Keduanya bersama Kuwat Maruf dan Bripka Ricky Rizal dikenakan pasal pembunuhan berencana.
Sebelum Ferdy Sambo jadi tersangka hingga kasusnya diungkap secara terang benderang, kematian Brigadir J nyatanya kental akan isu pelecehan seksual.
Usai meregang nyawa pada 8 Juli 2022, mendiang Brigadir J dituding melakukan sempat melakukan pelecehan kepada Putri Candrawathi, istri Ferdy Sambo.
Hal tersebut diungkap oleh mantan Kapolres Metro Jakarta Selatan, Kombes Budhi Herdi Susanto.
Kombes Budhi yang saat itu masih menjabat sebagai Kapolres Jaksel mengungkapkan, baku tembak di rumah dinas Kadiv Propam dipicu pelecehan seksual yang dilakukan oleh Brigadir J terhadap istri Ferdy Sambo.
Kala itu diungkap Kombes Budhi Herdi Susanto, Brigadir J masuk ke kamar istri Ferdy Sambo dan melakukan pelecehan seksual.
“Tiba-tiba Brigadir J masuk dan kemudian melakukan pelecehan terhadap ibu,” jelas Kombes Budhi Herdi Susanto pada 12 Juli 2022.
Tak berselang lama dari pernyataan itu, fakta-fakta kasus kematian Brigadir J pun terungkap.

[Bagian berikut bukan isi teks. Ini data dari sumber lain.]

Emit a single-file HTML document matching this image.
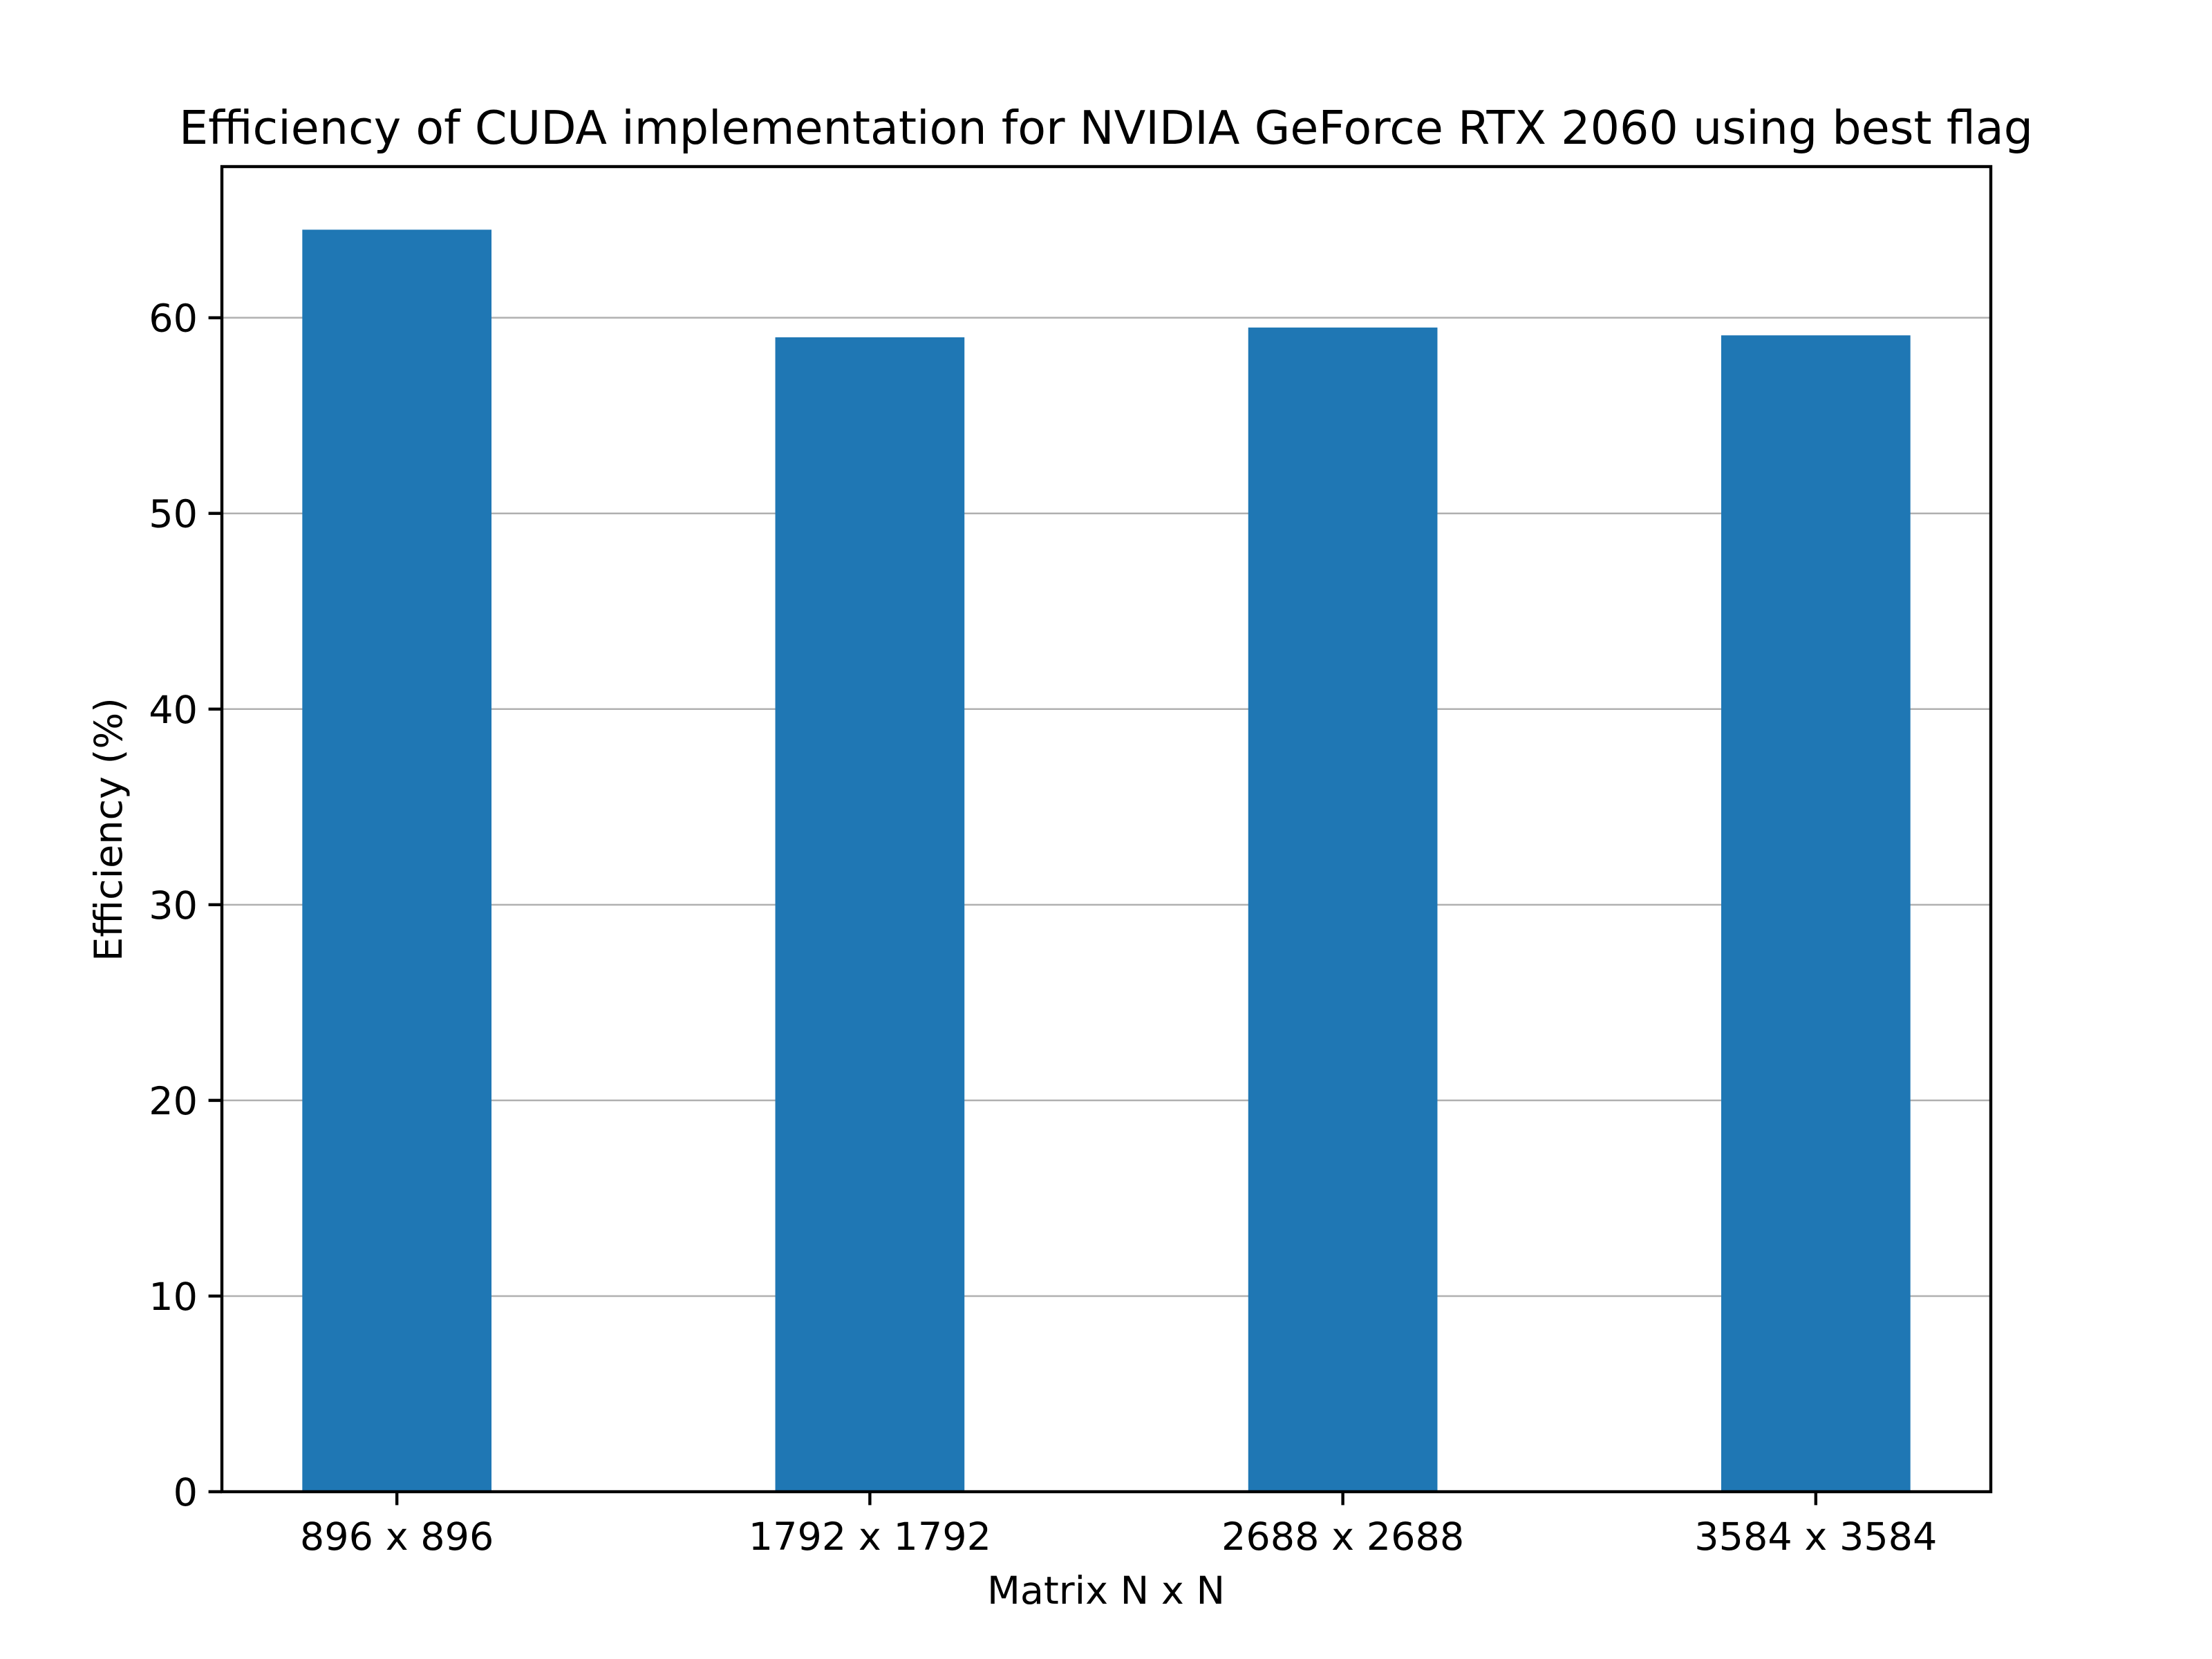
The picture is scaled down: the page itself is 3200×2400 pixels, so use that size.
<!DOCTYPE html>
<html><head><meta charset="utf-8"><style>
html,body{margin:0;padding:0;background:#fff;}
svg{display:block;font-family:"DejaVu Sans","Liberation Sans",sans-serif;}
</style></head><body>
<svg id="chart" width="3200" height="2400" viewBox="0 0 3200 2400" xmlns="http://www.w3.org/2000/svg">
<rect width="3200" height="2400" fill="#fff"/>
<text x="1600" y="208" text-anchor="middle" font-size="66.7" fill="#000">Efficiency of CUDA implementation for NVIDIA GeForce RTX 2060 using best flag</text>
<g id="grid"></g>
<g id="bars"></g>
<g id="yticks"></g>
<g id="xticks"></g>
<rect x="321" y="241" width="2559" height="1917" fill="none" stroke="#000" stroke-width="4.4"/>
<text x="1600" y="2320" text-anchor="middle" font-size="55.6">Matrix N x N</text>
<text transform="translate(176,1200) rotate(-90)" text-anchor="middle" font-size="55.6">Efficiency (%)</text>
</svg>
<script>
const categories = ["896 x 896", "1792 x 1792", "2688 x 2688", "3584 x 3584"];
const efficiency = [64.5, 59.0, 59.5, 59.1];
const yTicks = [0, 10, 20, 30, 40, 50, 60];

const NS = "http://www.w3.org/2000/svg";
const L = 321, R = 2880, T = 241, B = 2158;
const yMax = Math.max(...efficiency) * 1.05;
const xMin = -0.37, xMax = categories.length - 1 + 0.37;
const sx = v => L + (v - xMin) / (xMax - xMin) * (R - L);
const sy = v => B - v / yMax * (B - T);
function mk(tag, attrs, parent) {
  const e = document.createElementNS(NS, tag);
  for (const k in attrs) e.setAttribute(k, attrs[k]);
  parent.appendChild(e);
  return e;
}
const grid = document.getElementById('grid');
const bars = document.getElementById('bars');
const yt = document.getElementById('yticks');
const xt = document.getElementById('xticks');
yTicks.forEach(t => {
  const y = sy(t);
  const g = mk('line', {x1: L, x2: R, y1: y, y2: y, stroke: '#b0b0b0', 'stroke-width': 2.5}, grid);
  
  
  const tk = mk('line', {x1: L - 19.4, x2: L, y1: y, y2: y, stroke: '#000', 'stroke-width': 4.4}, yt);
  
  
  const lb = mk('text', {x: L - 35, y: y + 20, 'text-anchor': 'end', 'font-size': 55.6}, yt);
  lb.textContent = t;
  
  
});
categories.forEach((c, i) => {
  const x0 = sx(i - 0.2), x1 = sx(i + 0.2);
  const b = mk('rect', {x: x0, y: sy(efficiency[i]), width: x1 - x0, height: B - sy(efficiency[i]), fill: '#1f77b4'}, bars);
  
  
  const tk = mk('line', {x1: sx(i), x2: sx(i), y1: B, y2: B + 19.4, stroke: '#000', 'stroke-width': 4.4}, xt);
  
  
  const lb = mk('text', {x: sx(i), y: B + 84, 'text-anchor': 'middle', 'font-size': 55.6}, xt);
  lb.textContent = c;
  
  
});
</script>
</body></html>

Irjen Ferdy Sambo bersama sang istri tercinta, Putri Candrawathi (kiri) beserta Brigadir J (kanan), pengawal Irjen Ferdy Sambo yang meninggal dunia akibat ditembak Bharada E (kolase Instagram)
Hingga akhirnya, Kombes Budhi Herdi Susanto dicopot dari jabatannya.
Seiring berjalannya penyidikan yang dilakukan Tim Khusus Polri, terbukti bahwa dugaan pelecehan hanyalah skenario yang dibuat oleh Ferdy Sambo untuk menutupi kematian Brigadir J.
Bareskrim Polri pun menyatakan timnya telah menghentikan penyidikan kasus dugaan pelecehan istri Irjen Ferdy Sambo oleh Brigadir Nofriansyah Yoshua Hutabarat atau Brigadir J.
Baca Juga : Pihak Bharada E Harap Rekonstruksi Tunjukkan Sambo Sebagai Pemberi Perintah
Menurut Direktur Tindak Pidana Umum Bareskrim Polri, Brigjen Andi Rian Djajadi penghentian penyidikan kasus ini setelah dilakukan gelar perkara.
“Ada dua laporan polisi di Polres Jakarta Selatan terkait percobaan pembunuhan dan dugaan pelecehan, tetapi ternyata tidak ada, maka kami hentikan penyidikannya,” ujar Brigjen Andi Rian Djajadi dalam konferensi pers di Bareskrim Polri, Jumat (12/8/2022).